In the fall of 1968 I began working as a "traveling secretary" for my college sorority. November found me in Montreal, visiting the chapter at McGill University. I'm not sure I had ever been as far from home and I was outside the United States for the first time in my life. Provincial as I was, it seemed a world away from my family and my roots, and by then I was very tired from a non-stop travel schedule. I arrived in Montreal with a sore throat and an ear infection and a fever, but I was warmly welcomed and soon ensconced in a charming brownstone apartment shared by several of the chapter members. It would be my longest chapter stay to date—2 weeks. The girls in the apartment all had tickets to a Gordon Lightfoot concert a couple days after I arrived. As luck would have it there was an extra ticket, as one of the group had to attend to a family emergency in another town. I went to the concert, not knowing a single thing about Gordon Lightfoot, despite the fact that he seemed to be on magazine covers and posters all over Montreal. I was carried away by the music and his themes of longing spoke to my state of mind. The next day I walked down a snowy street to the big Eaton's department store and bought his album. The next two weeks, as I recall, included lots of tea, a visit to the Hospital Emergency Room when my ears became so painful I could not ignore them, interviews with the lovely girls and alumnae and the Gordon Lightfoot record playing in the background through it all.

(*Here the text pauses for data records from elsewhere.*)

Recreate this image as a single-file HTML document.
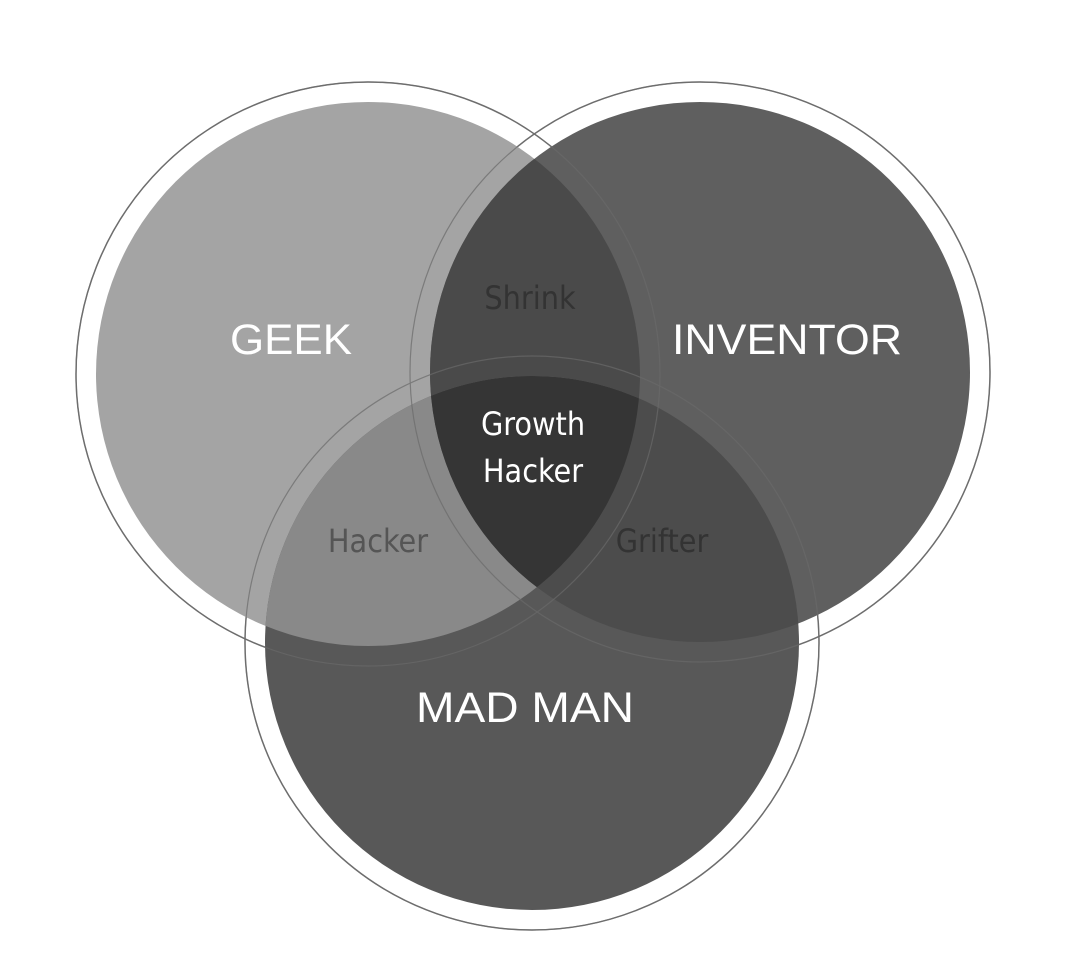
<!DOCTYPE html>
<html><head><style>html,body{margin:0;padding:0;background:#fff}svg{display:block}</style></head>
<body>
<svg width="1080" height="963" viewBox="0 0 1080 963" xmlns="http://www.w3.org/2000/svg">
<defs>
<clipPath id="g"><circle cx="368" cy="374" r="272"/></clipPath>
<clipPath id="i"><circle cx="700" cy="372" r="270"/></clipPath>
<clipPath id="m"><circle cx="532" cy="643" r="267"/></clipPath>
</defs>
<g fill="none" stroke="#777" stroke-width="1.5">
<circle cx="368" cy="374" r="292"/>
<circle cx="700" cy="372" r="290"/>
<circle cx="532" cy="643" r="287"/>
</g>
<circle cx="368" cy="374" r="272" fill="#a4a4a4"/>
<circle cx="700" cy="372" r="270" fill="#5f5f5f"/>
<circle cx="532" cy="643" r="267" fill="#585858"/>
<circle cx="700" cy="372" r="270" fill="#4a4a4a" clip-path="url(#g)"/>
<circle cx="532" cy="643" r="267" fill="#898989" clip-path="url(#g)"/>
<circle cx="532" cy="643" r="267" fill="#4c4c4c" clip-path="url(#i)"/>
<g clip-path="url(#g)"><circle cx="532" cy="643" r="267" fill="#353535" clip-path="url(#i)"/></g>
<g fill="none" stroke="#6a6a6a" stroke-width="1.2" opacity="0.7">
<circle cx="368" cy="374" r="292"/>
<circle cx="700" cy="372" r="290"/>
<circle cx="532" cy="643" r="287"/>
</g>
<g font-family="Liberation Sans, sans-serif" fill="#fff" text-anchor="middle">
<text x="291" y="354" font-size="43" textLength="122" lengthAdjust="spacingAndGlyphs">GEEK</text>
<text x="787" y="354" font-size="43" textLength="230" lengthAdjust="spacingAndGlyphs">INVENTOR</text>
<text x="525" y="722" font-size="43" textLength="218" lengthAdjust="spacingAndGlyphs">MAD MAN</text>
</g>
<g font-family="DejaVu Sans Condensed, Liberation Sans Narrow, sans-serif" text-anchor="middle" font-size="32" font-weight="500">
<text x="530" y="309" fill="#333">Shrink</text>
<text x="533" y="435" fill="#fff">Growth</text>
<text x="533" y="482" fill="#fff">Hacker</text>
<text x="378" y="552" fill="#555">Hacker</text>
<text x="662" y="552" fill="#333">Grifter</text>
</g>
</svg>
</body></html>
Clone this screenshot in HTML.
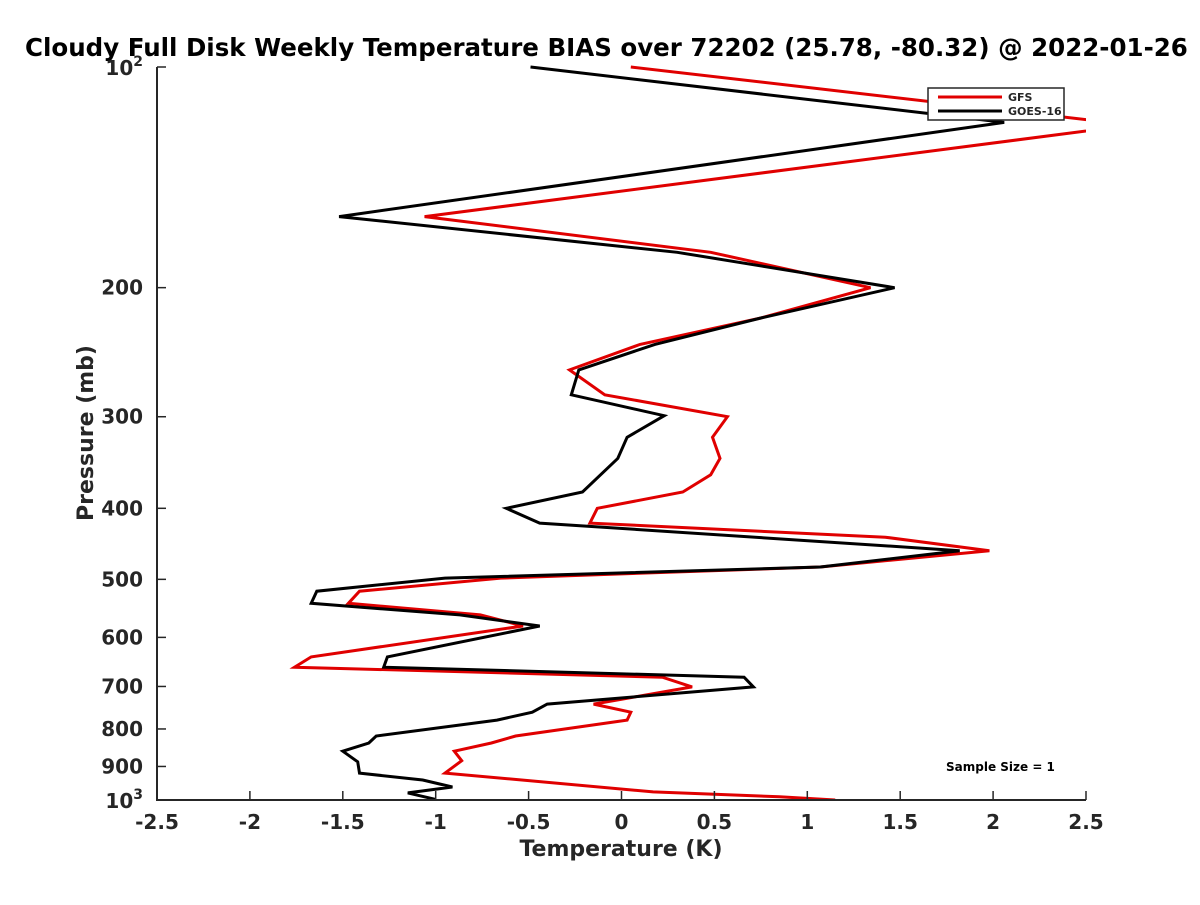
<!DOCTYPE html>
<html><head><meta charset="utf-8"><style>
body{margin:0;background:#fff;overflow:hidden;}
svg text{font-family:"DejaVu Sans","Liberation Sans",sans-serif;font-weight:bold;fill:#262626;}
</style></head><body>
<svg id="chart" width="1200" height="900" xmlns="http://www.w3.org/2000/svg">
<rect width="1200" height="900" fill="#fff"/>
<text x="25" y="56" font-size="24.5" style="fill:#000">Cloudy Full Disk Weekly Temperature BIAS over 72202 (25.78, -80.32) @ 2022-01-26</text>
<defs><clipPath id="plotclip"><rect x="157" y="40" width="929" height="760"/></clipPath></defs>
<g id="series" clip-path="url(#plotclip)"></g>
<g id="axes"></g>
<g>
<rect x="928" y="88" width="136" height="32" fill="#fff" stroke="#262626" stroke-width="1.5"/>
<line x1="938" y1="97" x2="1002" y2="97" stroke="#e00000" stroke-width="3"/>
<text x="1008" y="101" font-size="11">GFS</text>
<line x1="938" y1="111" x2="1002" y2="111" stroke="#000" stroke-width="3"/>
<text x="1008" y="115" font-size="11">GOES-16</text>
</g>
<text x="946" y="771" font-size="12" style="fill:#000">Sample Size = 1</text>
<text x="621" y="856" font-size="22" text-anchor="middle">Temperature (K)</text>
<text transform="translate(93,433) rotate(-90)" font-size="22" text-anchor="middle">Pressure (mb)</text>
</svg>
<script>
const gfsT=[0.05,2.75,-1.06,0.48,1.34,0.75,0.10,-0.28,-0.09,0.57,0.49,0.53,0.48,0.33,-0.13,-0.17,1.42,1.98,1.07,-0.65,-1.41,-1.47,-0.76,-0.53,-1.67,-1.76,0.22,0.38,-0.15,0.05,0.03,-0.57,-0.70,-0.90,-0.86,-0.95,0.17,0.85,1.15];
const gfsP=[100,120,160,179,200,220,239,259,280,300,320,342,360,380,400,419,438,457,481,498,519,539,559,579,638,659,680,701,740,759,778,818,836,858,884,919,975,990,1000];
const goesT=[-0.49,2.06,-1.52,0.30,1.47,0.75,0.18,-0.23,-0.27,0.23,0.03,-0.02,-0.21,-0.62,-0.44,1.82,1.07,-0.95,-1.64,-1.67,-0.87,-0.44,-1.26,-1.28,0.66,0.71,-0.40,-0.48,-0.67,-1.32,-1.36,-1.50,-1.42,-1.41,-1.07,-0.91,-1.15,-1.00];
const goesP=[100,119,160,179,200,220,239,259,280,299,320,342,380,400,419,457,481,498,519,539,559,579,638,659,680,701,740,759,778,818,836,858,887,919,939,960,978,998];
const xTicks=[-2.5,-2,-1.5,-1,-0.5,0,0.5,1,1.5,2,2.5];
const yTicks=[100,200,300,400,500,600,700,800,900,1000];
const yLabels=["","200","300","400","500","600","700","800","900",""];
const NS="http://www.w3.org/2000/svg";
const X0=157,X1=1086,Y0=67,Y1=800;
function xs(t){return X0+(t+2.5)/5*(X1-X0);}
function ys(p){return Y0+(Math.log10(p)-2)*(Y1-Y0);}
function mk(tag,attrs,parent){const e=document.createElementNS(NS,tag);for(const k in attrs)e.setAttribute(k,attrs[k]);parent.appendChild(e);return e;}
const series=document.getElementById('series'),axes=document.getElementById('axes');
function line(T,P,color,name){
  const pts=T.map((t,i)=>xs(t).toFixed(1)+','+ys(P[i]).toFixed(1)).join(' ');
  const pl=mk('polyline',{points:pts,fill:'none',stroke:color,'stroke-width':3,'stroke-linejoin':'miter'},series);
  
  
}
line(gfsT,gfsP,'#e00000','gfs-line');
line(goesT,goesP,'#000000','goes16-line');
const ax=mk('path',{d:`M${X0},${Y0}V${Y1}H${X1}`,fill:'none',stroke:'#262626','stroke-width':2},axes);


xTicks.forEach(t=>{
  const x=xs(t);
  mk('line',{x1:x,y1:Y1,x2:x,y2:Y1-9,stroke:'#262626','stroke-width':1.5},axes);
  const tx=mk('text',{x:x,y:Y1+29,'font-size':20,'text-anchor':'middle'},axes);
  tx.textContent=String(t);
  
  
});
yTicks.forEach((p,i)=>{
  const y=ys(p);
  mk('line',{x1:X0,y1:y,x2:X0+9,y2:y,stroke:'#262626','stroke-width':1.5},axes);
  if(yLabels[i]){
    const tx=mk('text',{x:X0-14,y:y+7,'font-size':20,'text-anchor':'end'},axes);
    tx.textContent=yLabels[i];
    
    
  }
});
[[100,'2'],[1000,'3']].forEach(([p,e])=>{
  const y=ys(p);
  const tx=mk('text',{x:X0-14,y:y+8,'font-size':20,'text-anchor':'end'},axes);
  
  
  tx.textContent='10';
  const s=mk('tspan',{dy:-9,'font-size':14},tx);s.textContent=e;
});
</script>
</body></html>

Montreal was beautiful, the people I was with were kind and funny, and the early snowstorm had blanketed the city in pure, silent white. I felt like I was in a dream most days and wondered if I could possibly remember every detail. How I wished I could share it all with someone and for the first time it occurred to me that this year of travel was such a solitary experience that I would never have anyone to look back on it with. I would carry these cities and people with me, alone in memory, as indeed I have, with no one to share those memories. And somehow it was the music that was the most tangible thing I took away.
I missed my family. I missed my friends. I had a boyfriend, who I knew was never going to be the right person for me, but I missed him too. It was the deepest homesickness I have ever felt and at the same time the adventure of a lifetime. And when I listen to this music I feel it all again.
I looked for a photo of Montreal in 1968 and found this painting: John Little, R.C.A. (b. 1928) November Snow, Jeanne-Mance Square (corner of Sherbrooke Street), Montreal, 1968. It actually looks like the street where I stayed, and, amazingly is titled November Snow. This is what I remember.